The news brings us almost daily reports about the bitter struggle between the music industry and its customers. I have little but contempt for the music industry. (Listening to the People Who Listen to the Music) And its latest behavior, in particular an effort to sue several college students whose computers have allegedly distributed illegal music, is as idiotic and self-defeating as ever.
The companies are asking for damages in the millions. Since Napster, consumers have made it clear they want simple online access to a wide range of music, and they like the ability to download it from the Internet and carry it around on digital devices like the iPod.
But the record industry has thus far failed to give them a legal forum that serves these needs. So consumers have done it illegally. I think it’s more because they like the new convenience than because they want to be thieves. How ludicrous that even though they haven’t provided a legal alternative for consumers, the companies are nonetheless suing those who are facilitating today’s popular methods!
An industry at war with its customers is obviously heading for disaster. Apple’s breakthrough is that it is finally serving the demonstrated consumer needs in a legal way. People want to obey the law, and no music lover would seriously assert that artists should not be paid for their work.

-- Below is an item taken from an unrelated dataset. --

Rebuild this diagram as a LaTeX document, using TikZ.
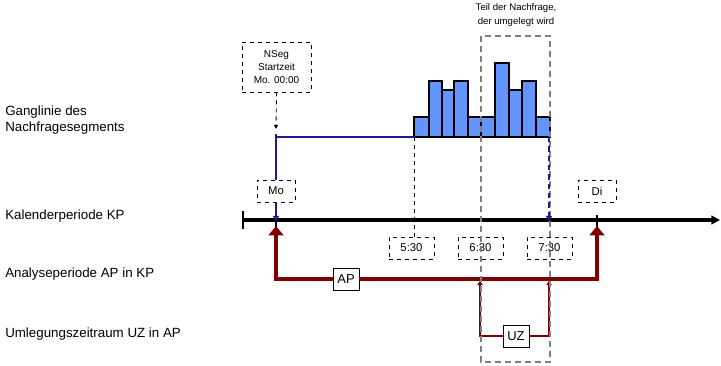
\documentclass[tikz,border=0pt]{standalone}
\usepackage{fontspec}
\setmainfont{Liberation Sans}
\usetikzlibrary{arrows.meta,positioning}
\definecolor{apred}   {RGB}{128,0,0}
\definecolor{segblue} {RGB}{28,28,140}
\definecolor{barblue} {RGB}{100,149,255}
\definecolor{umlgray} {RGB}{128,128,128}
\tikzset{
  rowlbl/.style ={anchor=west, align=left, inner sep=0pt,
                  font=\fontsize{10}{12.5}\selectfont},
  tbox/.style   ={draw, dashed, fill=white, align=center, inner sep=0pt,
                  minimum width=#1, minimum height=16.5pt,
                  font=\fontsize{8.5}{10}\selectfont},
  tbox/.default=28.5pt,
  lblbox/.style ={draw, fill=white, inner sep=0pt,
                  minimum width=19.5pt, minimum height=16.5pt,
                  font=\fontsize{9.7}{11}\selectfont},
  bar/.style    ={draw=black, fill=barblue, line width=1pt},
  axis/.style   ={-{Triangle[length=6.5pt,width=6.5pt]}, line width=2.5pt},
  tick/.style   ={line width=1.6pt},
  segline/.style={segblue, line width=1.6pt},
  segarr/.style ={segblue, line width=1.6pt, -{Triangle[length=4pt,width=4.5pt]}},
  aparr/.style  ={apred, line width=3.4pt, -{Triangle[length=7pt,width=11pt]}},
  uzarr/.style  ={apred, line width=1.7pt, -{Triangle[length=3pt,width=4pt]}},
  helper/.style ={dashed, line width=0.65pt},
  umlbox/.style ={umlgray, line width=1.6pt, dash pattern=on 4.5pt off 3pt},
}

\begin{document}
\begin{tikzpicture}[x=0.75pt, y=-0.75pt]
  \useasboundingbox (0,0) rectangle (721,366);
  %% row labels
  \node[rowlbl] (lgang) at (5,120) {Ganglinie des\\Nachfragesegments};
  \node[rowlbl] (lkp)   at (5,216) {Kalenderperiode KP};
  \node[rowlbl] (lap)   at (5,274) {Analyseperiode AP in KP};
  \node[rowlbl] (luz)   at (5,334) {Umlegungszeitraum UZ in AP};
  %% time axis
  \coordinate (ax0) at (243,220);
  \coordinate (ax1) at (720,220);
  \coordinate (mo)  at (276,220);
  \coordinate (di)  at (597,220);
  \draw[axis] (ax0) -- (ax1);
  \draw[tick] ([yshift=-7]ax0) -- ([yshift=7]ax0);
  \draw[tick] ([yshift=-8]di) -- ([yshift=4]di);
  \draw[tick] ([yshift=-6]mo) -- ([yshift=6]mo);
  %% demand curve
  \coordinate (s0) at (276,137);
  \coordinate (s1) at (414,137);
  \coordinate (s2) at (549,137);
  \foreach \xa/\xb/\ht in {414/429/117, 429/442/81, 442/454/90, 454/468/81,
                           468/481/117, 481/495/117, 495/509/63, 509/522/90,
                           522/536/81, 536/550/117}
    \draw[bar] (\xa,137) rectangle (\xb,\ht);
  \draw[segline] (s0) -- (s1);
  \draw[segarr] ([yshift=2]s0) -- ([yshift=-1]mo);
  \node[tbox] (mobox) at (276,191) {Mo};
  \node[tbox] (dibox) at (597,191) {Di};
  \node[tbox=51.75pt, minimum height=37.5pt, font=\fontsize{7.5}{9.5}\selectfont]
    (nseg) at (276.5,67) {NSeg\\Startzeit\\Mo. 00:00};
  \coordinate (nsegend) at (276,129);
  \draw[helper, -{Triangle[length=3pt,width=3pt]}] (nseg.south) -- (nsegend);
  %% time boxes
  \node[tbox=33.75pt] (t530) at (411.5,248) {5:30};
  \node[tbox=33.75pt] (t630) at (480.5,248) {6:30};
  \node[tbox=33.75pt] (t730) at (549.5,248) {7:30};
  \draw[helper] (s1) -- (s1 |- t530.north);
  %% analysis period
  \node[lblbox] (ap) at (346,279) {AP};
  \coordinate (moap) at (276,226);
  \coordinate (diap) at (597,226);
  \draw[aparr] (ap.west) -| (moap);
  \draw[aparr] (ap.east) -| (diap);
  %% redistribution period
  \node[lblbox] (uz) at (516,336) {UZ};
  \coordinate (uzl) at (480,281);
  \coordinate (uzr) at (549,281);
  \draw[uzarr] (uz.west) -| (uzl);
  \draw[uzarr] (uz.east) -| (uzr);
  %% part of demand that is assigned
  \draw[umlbox] (481,36) rectangle (550,362);
  \draw[segarr, dash pattern=on 4pt off 3pt] (s2) -- ([yshift=-1]s2 |- mo);
  \node[align=center, inner sep=0pt, font=\fontsize{7.2}{10}\selectfont]
    (teil) at (516,15) {Teil der Nachfrage,\\der umgelegt wird};
\end{tikzpicture}
\end{document}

I suspect Jobs’ new service, or others with a similar model, will improve the quality of the music we hear. iTunes will mostly distribute singles, at 99 cents each. From here on, “hits” will be the songs that people actually like and pay for.
Popularity will be measurable. Artists will also be able to release songs directly, without any record company’s help. We will probably increasingly turn to our computers rather than the radio to learn about new songs.
And the ones we hear won’t have to be selected by quasi-corrupt radio station program directors who are so deeply in bed with the music industry that they seem in general to have lost all sense of quality. Most of the “hits” on the radio are trash.
I have no more affection for the radio industry than I do for music companies. It amazes and disappoints me that there is no station in New York, and few anywhere in the United States, that routinely plays the kind of musically rich, rock-and-folk-derived songs I like — people like Wilco, Steve Earle, The Jayhawks, Joni Mitchell, Neil Young, The Flaming Lips, and Coldplay.
I’m just one category of consumer not being served, but it has always seemed strange to me that the customers with the most money — those like me well into their adult years — were the ones the music and radio industry seemed to be most resolutely ignoring.
Among the many virtues of Jobs’ new service is that it addresses such concerns. We simply don’t need the radio — or the music companies — as much as we once did. As these new methods of payment become established, we may enter a new Golden Age for music. And yet again — as in so many other industries — it’s only thanks to the Internet and technology.